Revolutions are those moments in history when treading the middle ground is the most suicidal road. The experience of the Sudanese revolution has shown this much more clearly than many other revolutions. The Sudanese Professionals Association, which fought the forces of repression courageously until July 2019, suddenly yielded in front of the military and hoped that a moderate line would bring them and their revolution good. They found out, however, to their great chagrin, that there is no way to reconcile revolution and counter revolution. Fortunately, the revolution came into its own in bewildering speed. To squander this second chance by trying to rehash the road that has been tried and failed would be folly. The Sudanese revolution must go to the very end if it is not to suffer a catastrophic defeat the next time around. Only those who have nothing to lose will go to the end. Not the better-off petty-bourgeoisie represented by the Sudanese Professional Associations or the Forces for Freedom and Change, but the Resistance Committees that have sprung from the bosom of the poor working-class neighbourhoods and fight the police and the army no matter what happens. There is every reason, then, to call for all power to be vested in the Resistance Committees. Most importantly, a revolutionary party of the vanguard of the proletariat is a necessary element for that to happen.
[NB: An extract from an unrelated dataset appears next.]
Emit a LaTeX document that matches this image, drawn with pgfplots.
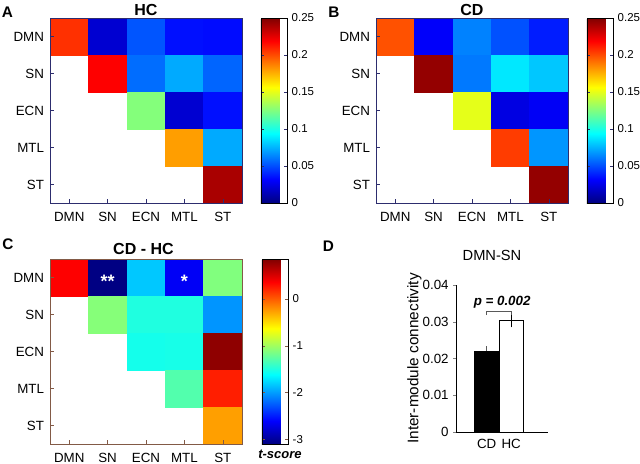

This is of course a formidable task to accomplish in the heat of a revolutionary confrontation, but there is no alternative nor any short-cuts.
As for those of us who live and struggle in other countries, but above all the countries of MENA (the Middle East and North Africa), it is our indispensable duty to do our utmost to extend our solidarity to the Sudanese people, who in heroic initiative and courage overthrew an ill-famed butcher but are not giving up until they win a country where freedom and dignity reign.